Installation

Linux

CUDA Installation

CUDA is a parallel computing platform and programming model created by NVIDIA, which allows developers to use NVIDIA's GPUs for high-performance parallel computing.

First, check if your GPU supports CUDA at https://developer.nvidia.com/cuda-gpus

  1. Ensure that the current Linux version supports CUDA. Enter uname -m && cat /etc/*release in the command line, and you should see output similar to

x86_64
DISTRIB_ID=Ubuntu
DISTRIB_RELEASE=22.04
  1. Check if gcc is installed. Enter gcc --version in the command line, and you should see similar output

gcc (Ubuntu 11.4.0-1ubuntu1~22.04) 11.4.0
  1. Download the required CUDA at the following website. Here, version 12.2 is recommended. https://developer.nvidia.com/cuda-gpus Note that you need to select the correct version according to the above output.

../_images/image-20240610221819901.png

If you have installed CUDA before (for example, version 12.1), you need to first use sudo /usr/local/cuda-12.1/bin/cuda-uninstaller to uninstall it. If this command cannot run, you can directly:

sudo rm -r /usr/local/cuda-12.1/
sudo apt clean && sudo apt autoclean

After the uninstallation is completed, run the following command and continue the installation according to the prompts:

wget https://developer.download.nvidia.com/compute/cuda/12.2.0/local_installers/cuda_12.2.0_535.54.03_linux.run
sudo sh cuda_12.2.0_535.54.03_linux.run

Note: Before determining whether the CUDA - shipped driver version is compatible with the GPU, it is recommended to cancel the installation of the Driver.

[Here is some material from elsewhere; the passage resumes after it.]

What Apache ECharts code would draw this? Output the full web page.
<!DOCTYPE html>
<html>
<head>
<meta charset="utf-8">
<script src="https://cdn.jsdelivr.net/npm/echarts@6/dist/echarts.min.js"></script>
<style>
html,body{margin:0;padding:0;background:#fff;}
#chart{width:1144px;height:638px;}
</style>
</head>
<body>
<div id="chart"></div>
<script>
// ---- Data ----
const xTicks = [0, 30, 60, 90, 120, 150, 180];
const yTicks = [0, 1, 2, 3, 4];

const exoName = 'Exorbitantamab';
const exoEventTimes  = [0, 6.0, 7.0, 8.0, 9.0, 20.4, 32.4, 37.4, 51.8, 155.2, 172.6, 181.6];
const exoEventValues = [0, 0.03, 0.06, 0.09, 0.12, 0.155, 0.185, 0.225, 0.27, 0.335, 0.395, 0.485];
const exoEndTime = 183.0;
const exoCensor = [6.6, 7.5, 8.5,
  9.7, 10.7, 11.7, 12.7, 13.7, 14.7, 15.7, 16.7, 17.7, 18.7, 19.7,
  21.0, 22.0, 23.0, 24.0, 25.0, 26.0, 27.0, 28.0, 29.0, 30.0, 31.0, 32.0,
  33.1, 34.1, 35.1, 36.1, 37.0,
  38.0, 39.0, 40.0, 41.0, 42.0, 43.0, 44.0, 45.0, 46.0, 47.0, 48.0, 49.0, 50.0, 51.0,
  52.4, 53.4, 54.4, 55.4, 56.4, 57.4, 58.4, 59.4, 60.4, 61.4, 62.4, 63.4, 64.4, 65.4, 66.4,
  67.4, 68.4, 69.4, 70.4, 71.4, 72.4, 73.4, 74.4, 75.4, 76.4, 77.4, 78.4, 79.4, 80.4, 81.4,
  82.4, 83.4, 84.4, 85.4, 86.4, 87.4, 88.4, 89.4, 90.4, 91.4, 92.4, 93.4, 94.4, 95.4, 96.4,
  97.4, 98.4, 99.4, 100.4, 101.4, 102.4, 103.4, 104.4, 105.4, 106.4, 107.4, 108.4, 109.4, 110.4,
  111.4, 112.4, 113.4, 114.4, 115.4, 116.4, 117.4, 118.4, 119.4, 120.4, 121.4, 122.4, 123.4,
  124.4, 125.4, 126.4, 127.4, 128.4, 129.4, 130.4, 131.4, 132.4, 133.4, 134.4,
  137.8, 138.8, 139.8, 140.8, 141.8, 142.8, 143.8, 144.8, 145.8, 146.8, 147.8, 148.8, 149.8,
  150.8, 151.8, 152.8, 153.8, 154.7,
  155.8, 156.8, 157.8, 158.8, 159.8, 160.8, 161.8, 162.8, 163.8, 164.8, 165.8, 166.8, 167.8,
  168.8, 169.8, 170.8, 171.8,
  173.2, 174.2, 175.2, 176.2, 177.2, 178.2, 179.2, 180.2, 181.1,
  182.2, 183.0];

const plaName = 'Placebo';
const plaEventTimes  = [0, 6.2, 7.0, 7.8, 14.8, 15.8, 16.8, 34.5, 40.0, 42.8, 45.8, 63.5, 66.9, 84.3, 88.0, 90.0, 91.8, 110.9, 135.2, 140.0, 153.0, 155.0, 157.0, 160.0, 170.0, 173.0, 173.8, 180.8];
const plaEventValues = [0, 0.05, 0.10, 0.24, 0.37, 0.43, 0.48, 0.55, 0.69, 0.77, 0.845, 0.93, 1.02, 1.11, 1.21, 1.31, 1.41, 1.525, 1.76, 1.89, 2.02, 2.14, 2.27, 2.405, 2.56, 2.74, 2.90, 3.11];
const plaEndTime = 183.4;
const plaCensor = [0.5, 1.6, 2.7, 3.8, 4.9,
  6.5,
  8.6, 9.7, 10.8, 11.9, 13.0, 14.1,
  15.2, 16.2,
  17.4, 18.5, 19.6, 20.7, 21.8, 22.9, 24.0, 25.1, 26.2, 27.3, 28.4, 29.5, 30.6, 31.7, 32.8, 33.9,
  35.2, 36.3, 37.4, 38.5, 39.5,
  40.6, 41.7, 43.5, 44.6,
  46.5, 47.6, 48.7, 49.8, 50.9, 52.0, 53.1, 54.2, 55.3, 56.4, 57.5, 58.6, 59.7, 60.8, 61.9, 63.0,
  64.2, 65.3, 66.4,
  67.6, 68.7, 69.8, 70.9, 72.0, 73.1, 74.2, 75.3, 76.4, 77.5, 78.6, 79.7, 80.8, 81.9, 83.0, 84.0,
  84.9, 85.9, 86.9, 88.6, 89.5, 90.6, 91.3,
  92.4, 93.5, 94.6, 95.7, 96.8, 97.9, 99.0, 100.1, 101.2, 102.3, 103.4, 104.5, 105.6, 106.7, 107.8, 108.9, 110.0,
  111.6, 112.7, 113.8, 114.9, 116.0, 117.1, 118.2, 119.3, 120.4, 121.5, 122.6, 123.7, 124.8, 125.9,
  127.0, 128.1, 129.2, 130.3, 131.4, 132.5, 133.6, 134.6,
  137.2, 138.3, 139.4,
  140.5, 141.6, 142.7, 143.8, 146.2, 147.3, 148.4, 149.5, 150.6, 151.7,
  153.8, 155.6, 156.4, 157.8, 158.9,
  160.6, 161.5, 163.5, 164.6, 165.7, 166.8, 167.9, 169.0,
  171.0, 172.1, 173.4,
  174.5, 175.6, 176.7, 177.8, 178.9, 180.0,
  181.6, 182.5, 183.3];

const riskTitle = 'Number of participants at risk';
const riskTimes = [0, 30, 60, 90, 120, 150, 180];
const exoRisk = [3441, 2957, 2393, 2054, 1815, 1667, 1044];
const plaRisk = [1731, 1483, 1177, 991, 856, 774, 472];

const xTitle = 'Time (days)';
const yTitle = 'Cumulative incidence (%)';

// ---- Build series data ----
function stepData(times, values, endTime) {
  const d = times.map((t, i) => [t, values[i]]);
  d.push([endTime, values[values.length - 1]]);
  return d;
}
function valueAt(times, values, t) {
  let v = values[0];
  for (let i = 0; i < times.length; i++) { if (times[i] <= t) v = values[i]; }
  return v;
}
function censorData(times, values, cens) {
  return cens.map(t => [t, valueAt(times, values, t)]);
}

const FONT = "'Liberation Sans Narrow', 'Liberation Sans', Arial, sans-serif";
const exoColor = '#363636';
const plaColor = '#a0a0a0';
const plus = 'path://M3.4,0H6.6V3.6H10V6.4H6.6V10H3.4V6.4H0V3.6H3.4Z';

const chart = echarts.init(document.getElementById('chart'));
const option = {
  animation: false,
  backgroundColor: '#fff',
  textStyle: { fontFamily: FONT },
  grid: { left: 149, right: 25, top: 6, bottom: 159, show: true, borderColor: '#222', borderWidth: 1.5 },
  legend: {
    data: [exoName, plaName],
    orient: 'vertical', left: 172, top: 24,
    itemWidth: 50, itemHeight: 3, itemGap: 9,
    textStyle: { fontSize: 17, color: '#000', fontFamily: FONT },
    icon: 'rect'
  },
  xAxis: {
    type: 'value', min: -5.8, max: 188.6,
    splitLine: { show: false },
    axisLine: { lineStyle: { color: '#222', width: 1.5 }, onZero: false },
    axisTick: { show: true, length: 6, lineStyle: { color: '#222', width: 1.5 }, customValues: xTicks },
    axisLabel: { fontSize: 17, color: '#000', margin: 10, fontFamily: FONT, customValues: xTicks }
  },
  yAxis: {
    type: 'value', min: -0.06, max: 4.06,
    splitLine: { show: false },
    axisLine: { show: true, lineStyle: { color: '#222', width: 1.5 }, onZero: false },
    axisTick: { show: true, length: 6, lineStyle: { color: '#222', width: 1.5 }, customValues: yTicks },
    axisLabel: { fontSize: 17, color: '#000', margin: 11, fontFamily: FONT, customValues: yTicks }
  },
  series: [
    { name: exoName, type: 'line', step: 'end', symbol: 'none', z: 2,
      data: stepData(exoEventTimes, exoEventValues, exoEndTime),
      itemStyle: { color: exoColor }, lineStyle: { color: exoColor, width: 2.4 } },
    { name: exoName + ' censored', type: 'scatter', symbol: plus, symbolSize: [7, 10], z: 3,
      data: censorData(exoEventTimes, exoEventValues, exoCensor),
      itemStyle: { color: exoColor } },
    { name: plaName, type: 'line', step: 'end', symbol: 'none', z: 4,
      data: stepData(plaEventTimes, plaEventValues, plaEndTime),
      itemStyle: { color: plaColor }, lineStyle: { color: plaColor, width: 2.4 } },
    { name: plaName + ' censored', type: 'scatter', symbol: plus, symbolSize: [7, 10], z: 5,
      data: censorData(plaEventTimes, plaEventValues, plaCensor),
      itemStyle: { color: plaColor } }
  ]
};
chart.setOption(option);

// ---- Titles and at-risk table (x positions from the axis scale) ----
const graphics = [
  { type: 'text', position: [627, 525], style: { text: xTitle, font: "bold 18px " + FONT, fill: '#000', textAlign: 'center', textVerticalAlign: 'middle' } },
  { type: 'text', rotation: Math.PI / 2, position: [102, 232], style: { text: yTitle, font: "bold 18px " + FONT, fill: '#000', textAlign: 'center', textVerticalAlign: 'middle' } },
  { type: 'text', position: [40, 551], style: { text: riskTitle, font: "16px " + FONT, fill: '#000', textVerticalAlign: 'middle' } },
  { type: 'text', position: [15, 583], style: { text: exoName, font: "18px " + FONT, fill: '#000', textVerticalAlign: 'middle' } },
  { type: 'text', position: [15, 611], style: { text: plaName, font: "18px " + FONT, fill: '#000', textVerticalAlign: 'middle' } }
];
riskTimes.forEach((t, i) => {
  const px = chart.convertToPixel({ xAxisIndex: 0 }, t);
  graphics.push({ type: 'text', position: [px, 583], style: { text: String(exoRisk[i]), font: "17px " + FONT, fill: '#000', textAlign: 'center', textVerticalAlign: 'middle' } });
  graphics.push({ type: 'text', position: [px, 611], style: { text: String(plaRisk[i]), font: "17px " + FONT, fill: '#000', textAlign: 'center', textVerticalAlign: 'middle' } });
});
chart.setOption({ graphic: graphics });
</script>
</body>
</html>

../_images/image-20240610221924687.png

After completion, enter nvcc -V to check if the corresponding version number appears. If it appears, the installation is complete.

../_images/image-20240610221942403.png

Windows

CUDA Installation

  1. Open Settings, find Windows specifications in About and ensure that the system version is in the following list:

Supported version number

Microsoft Windows 11 21H2

Microsoft Windows 11 22H2-SV2

Microsoft Windows 11 23H2

Microsoft Windows 10 21H2

Microsoft Windows 10 22H2

Microsoft Windows Server 2022

  1. Select the corresponding version to download and install according to the prompts.

../_images/image-20240610222000379.png
  1. Open the command prompt (cmd) and enter nvcc -V. If something similar appears, the installation is successful.

../_images/image-20240610222014623.png

Otherwise, check the system environment variables to ensure that CUDA is correctly imported.

../_images/image-20240610222021868.png

LLaMA-Factory Installation

Before installing LLaMA-Factory, make sure you have installed the following dependencies:

Run the following commands to install LLaMA-Factory and its dependencies:

git clone --depth 1 https://github.com/hiyouga/LLaMA-Factory.git
cd LLaMA-Factory
pip install -e ".[torch,metrics]"

If there is an environment conflict, please try to use pip install --no-deps -e . to solve it

LLaMA-Factory Verification

After the installation is completed, you can quickly verify whether the installation is successful by using llamafactory-cli version.

If you can successfully see an interface similar to the following, it means the installation was successful.

../_images/image-20240611002529453.png

LLaMA-Factory Advanced Options

Windows

QLoRA

If you want to enable Quantized LoRA (QLoRA) on Windows, please select the appropriate bitsandbytes release version according to your CUDA version.

pip install https://github.com/jllllll/bitsandbytes-windows-webui/releases/download/wheels/bitsandbytes-0.41.2.post2-py3-none-win_amd64.whl

FlashAttention-2

If you want to enable FlashAttention-2 on the Windows platform, please select the appropriate flash-attention release version according to your CUDA version.

Extra Dependency

If you have more requirements, please install the corresponding dependencies.

Name

Description

torch

The open-source deep learning framework PyTorch, which is widely used in machine learning and artificial intelligence research.

torch-npu

The Ascend device compatibility package for PyTorch.

metrics

Used to evaluate and monitor the performance of machine learning models.

deepspeed

Provides the Zero Redundancy Optimizer required for distributed training.

bitsandbytes

Used for quantization of large language models.

hqq

Used for large language model quantization.

eetq

Used for large language model quantization.

gptq

Used to load GPTQ quantized models.

awq

Used to load the AWQ quantized model.

aqlm

Used to load the AQLM quantization model.

vllm

Provides high-speed concurrent model inference services.

galore

Provides an efficient full-parameter fine-tuning algorithm.

badam

Provides an efficient full-parameter fine-tuning algorithm.

qwen

Provides the packages required to load the Qwen v1 model.

modelscope

ModelScope Community, which provides a way to download pre-trained models and datasets.

swanlab

The open-source training tracking tool SwanLab is used to record and visualize the training process

dev

Used for the development and maintenance of LLaMA Factory.